Dataset section:
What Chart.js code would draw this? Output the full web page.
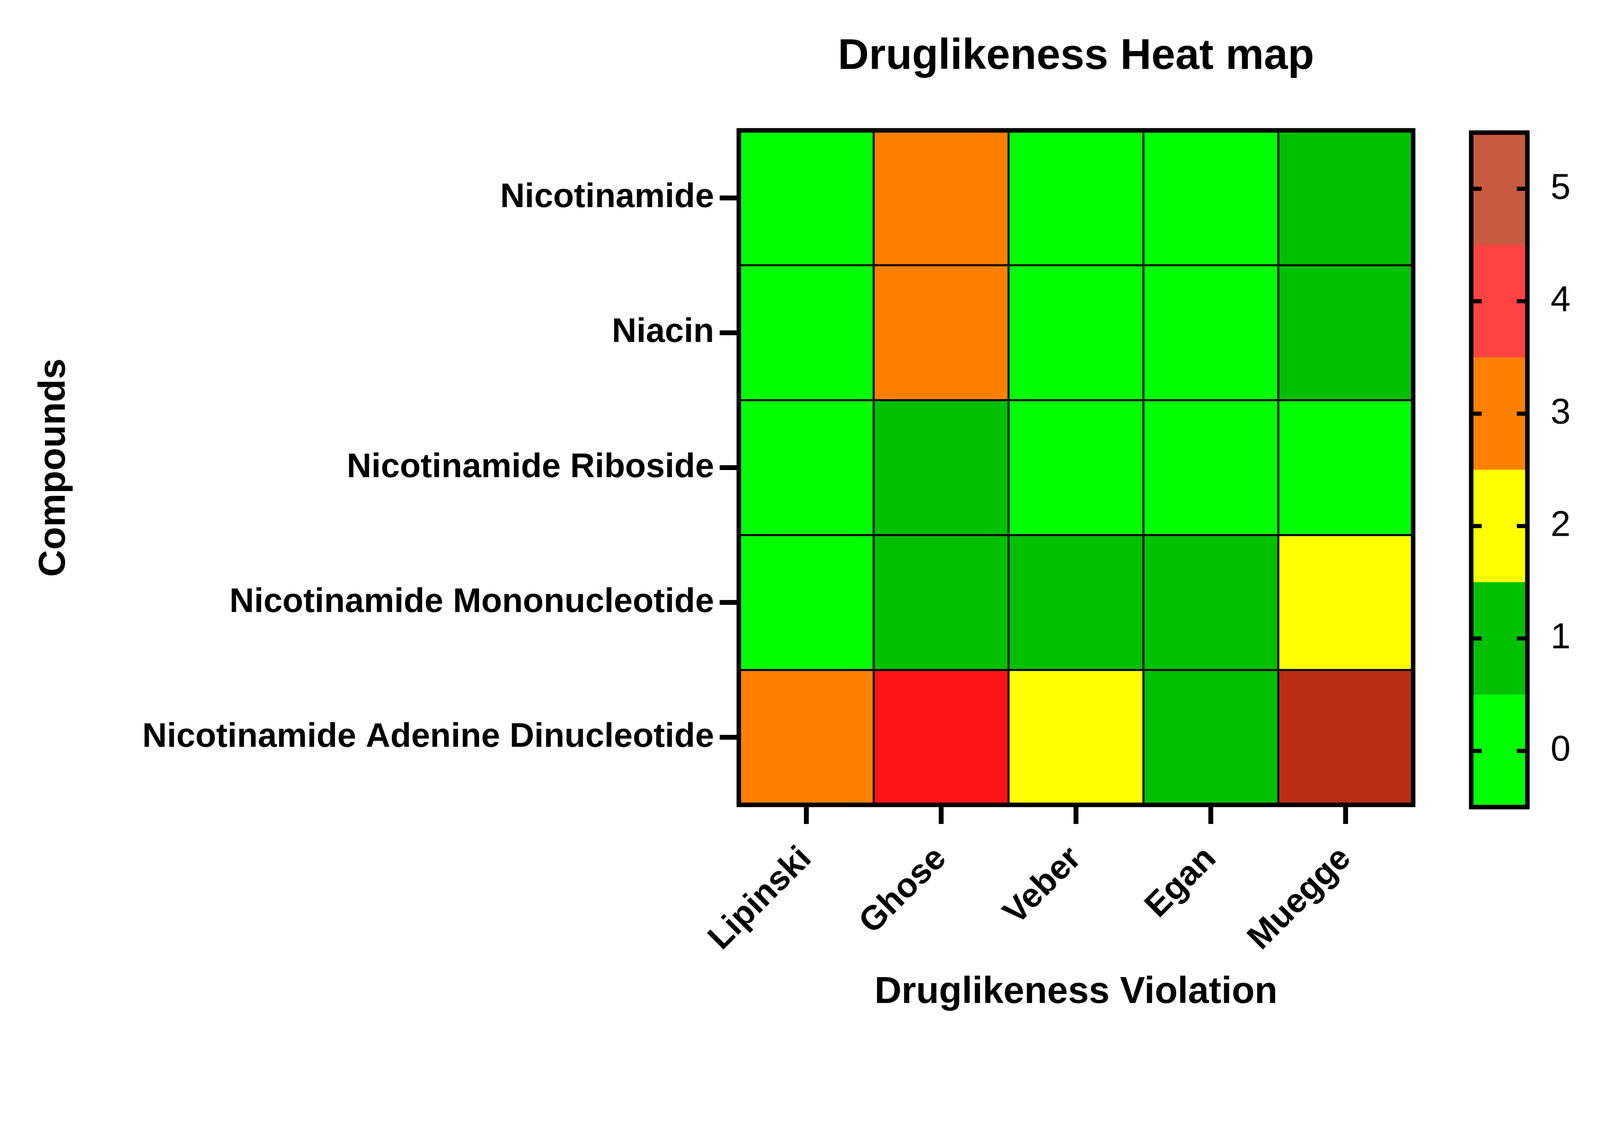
<!DOCTYPE html>
<html>
<head>
<meta charset="utf-8">
<title>Druglikeness Heat map</title>
<script src="https://cdn.jsdelivr.net/npm/chart.js@4.4.1/dist/chart.umd.min.js"></script>
<style>
  html, body { margin: 0; padding: 0; overflow: hidden; background: #fff; }
  #wrap { position: relative; width: 4273px; height: 2900px; }
  canvas { position: absolute; left: 0; top: 0; width: 100% !important; height: 100% !important; }
</style>
</head>
<body>
<div id="wrap">
  <canvas id="heat" width="4273" height="2900"></canvas>
  <canvas id="key" width="4273" height="2900"></canvas>
</div>
<script>
const rules = ['Lipinski', 'Ghose', 'Veber', 'Egan', 'Muegge'];
const compounds = ['Nicotinamide', 'Niacin', 'Nicotinamide Riboside',
  'Nicotinamide Mononucleotide', 'Nicotinamide Adenine Dinucleotide'];

// violations per rule, one array per compound (top row first)
const nicotinamide = [0, 3, 0, 0, 1];
const niacin = [0, 3, 0, 0, 1];
const riboside = [0, 1, 0, 0, 0];
const mononucleotide = [0, 1, 1, 1, 2];
const nad = [3, 4, 2, 1, 5];

const keyTicks = [0, 1, 2, 3, 4, 5];

// colours as they appear in the cells and in the colour bar
const cellColors = ['#00ff00', '#00c000', '#ffff00', '#ff8000', '#ff1515', '#bb2e12'];
const keyColors = ['#00ff00', '#00c000', '#ffff00', '#ff8000', '#ff4343', '#c85a40'];

const rows = [nicotinamide, niacin, riboside, mononucleotide, nad];

// fit the drawing to the visible width, keep the 4273x2900 aspect
const wrap = document.getElementById('wrap');
const viewW = document.documentElement.clientWidth || window.innerWidth || 4273;
wrap.style.width = viewW + 'px';
wrap.style.height = (viewW * 2900 / 4273) + 'px';

Chart.defaults.font.family = "'Liberation Sans', Arial, sans-serif";
Chart.defaults.color = '#000';

const frame = {
  id: 'frame',
  afterDraw(chart) {
    const {ctx, chartArea: a} = chart;
    ctx.save();
    ctx.lineWidth = 12;
    ctx.strokeStyle = '#000';
    ctx.strokeRect(a.left, a.top, a.right - a.left, a.bottom - a.top);
    ctx.restore();
  }
};

const inwardTicks = {
  id: 'inwardTicks',
  afterDatasetsDraw(chart) {
    const {ctx, chartArea: a, scales: {y}} = chart;
    ctx.save();
    ctx.lineWidth = 11;
    ctx.strokeStyle = '#000';
    keyTicks.forEach(v => {
      const py = y.getPixelForValue(v);
      ctx.beginPath();
      ctx.moveTo(a.left, py);
      ctx.lineTo(a.left + 28, py);
      ctx.moveTo(a.right - 28, py);
      ctx.lineTo(a.right, py);
      ctx.stroke();
    });
    ctx.restore();
  }
};

new Chart(document.getElementById('heat'), {
  type: 'bar',
  data: {
    labels: rules,
    datasets: rows.map((vals, i) => ({
      label: compounds[i],
      data: vals.map(() => [i, i + 1]),
      backgroundColor: vals.map(v => cellColors[v]),
      borderColor: '#000',
      borderWidth: 3,
      borderSkipped: false,
      barPercentage: 1,
      categoryPercentage: 1,
      grouped: false
    }))
  },
  options: {
    responsive: false,
    devicePixelRatio: 1,
    animation: false,
    layout: { padding: { left: 0, top: 0, right: 499, bottom: 0 } },
    plugins: {
      legend: { display: false },
      tooltip: { enabled: false },
      title: {
        display: true,
        text: 'Druglikeness Heat map',
        fullSize: false,
        color: '#000',
        font: { size: 115, weight: 'bold' },
        padding: { top: 83, bottom: 127 }
      }
    },
    scales: {
      x: {
        type: 'category',
        afterFit: s => { s.height = 751; },
        border: { display: false },
        grid: { offset: false, drawOnChartArea: false, tickLength: 51, tickWidth: 13, tickColor: '#000' },
        ticks: {
          autoSkip: false, maxRotation: 45, minRotation: 45, padding: 40,
          color: '#000', font: { size: 91, weight: 'bold' }
        },
        title: {
          display: true, text: 'Druglikeness Violation', color: '#000',
          font: { size: 100, weight: 'bold' }, padding: { top: 0, bottom: 190 }
        }
      },
      y: {
        type: 'linear',
        min: 0,
        max: 5,
        reverse: true,
        afterFit: s => { s.width = 1973; },
        afterBuildTicks: s => { s.ticks = compounds.map((c, i) => ({ value: i + 0.5 })); },
        border: { display: false },
        grid: { drawOnChartArea: false, tickLength: 51, tickWidth: 13, tickColor: '#000' },
        ticks: {
          padding: 15, color: '#000', font: { size: 91, weight: 'bold' },
          callback: v => compounds[Math.floor(v)]
        },
        title: {
          display: true, text: 'Compounds', color: '#000',
          font: { size: 100, weight: 'bold' }, padding: { top: 85, bottom: 0 }
        }
      }
    }
  },
  plugins: [frame]
});

new Chart(document.getElementById('key'), {
  type: 'bar',
  data: {
    labels: ['key'],
    datasets: keyTicks.map(v => ({
      data: [[v - 0.5, v + 0.5]],
      backgroundColor: keyColors[v],
      borderWidth: 0,
      barPercentage: 1,
      categoryPercentage: 1,
      grouped: false
    }))
  },
  options: {
    responsive: false,
    devicePixelRatio: 1,
    animation: false,
    layout: { padding: { left: 3929, top: 354, right: 0, bottom: 745 } },
    plugins: { legend: { display: false }, tooltip: { enabled: false } },
    scales: {
      x: { type: 'category', display: false },
      y: {
        type: 'linear',
        position: 'right',
        min: -0.5,
        max: 5.5,
        afterFit: s => { s.width = 194; },
        afterBuildTicks: s => { s.ticks = keyTicks.map(v => ({ value: v })); },
        border: { display: false },
        grid: { display: false },
        ticks: { padding: 54, color: '#000', font: { size: 96 } }
      }
    }
  },
  plugins: [inwardTicks, frame]
});
</script>
</body>
</html>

Written request: Without the pictures, return the listing above from its first line through the line that has "Chart.defaults.color = '#000';".

Task result:
What Chart.js code would draw this? Output the full web page.
<!DOCTYPE html>
<html>
<head>
<meta charset="utf-8">
<title>Druglikeness Heat map</title>
<script src="https://cdn.jsdelivr.net/npm/chart.js@4.4.1/dist/chart.umd.min.js"></script>
<style>
  html, body { margin: 0; padding: 0; overflow: hidden; background: #fff; }
  #wrap { position: relative; width: 4273px; height: 2900px; }
  canvas { position: absolute; left: 0; top: 0; width: 100% !important; height: 100% !important; }
</style>
</head>
<body>
<div id="wrap">
  <canvas id="heat" width="4273" height="2900"></canvas>
  <canvas id="key" width="4273" height="2900"></canvas>
</div>
<script>
const rules = ['Lipinski', 'Ghose', 'Veber', 'Egan', 'Muegge'];
const compounds = ['Nicotinamide', 'Niacin', 'Nicotinamide Riboside',
  'Nicotinamide Mononucleotide', 'Nicotinamide Adenine Dinucleotide'];

// violations per rule, one array per compound (top row first)
const nicotinamide = [0, 3, 0, 0, 1];
const niacin = [0, 3, 0, 0, 1];
const riboside = [0, 1, 0, 0, 0];
const mononucleotide = [0, 1, 1, 1, 2];
const nad = [3, 4, 2, 1, 5];

const keyTicks = [0, 1, 2, 3, 4, 5];

// colours as they appear in the cells and in the colour bar
const cellColors = ['#00ff00', '#00c000', '#ffff00', '#ff8000', '#ff1515', '#bb2e12'];
const keyColors = ['#00ff00', '#00c000', '#ffff00', '#ff8000', '#ff4343', '#c85a40'];

const rows = [nicotinamide, niacin, riboside, mononucleotide, nad];

// fit the drawing to the visible width, keep the 4273x2900 aspect
const wrap = document.getElementById('wrap');
const viewW = document.documentElement.clientWidth || window.innerWidth || 4273;
wrap.style.width = viewW + 'px';
wrap.style.height = (viewW * 2900 / 4273) + 'px';

Chart.defaults.font.family = "'Liberation Sans', Arial, sans-serif";
Chart.defaults.color = '#000';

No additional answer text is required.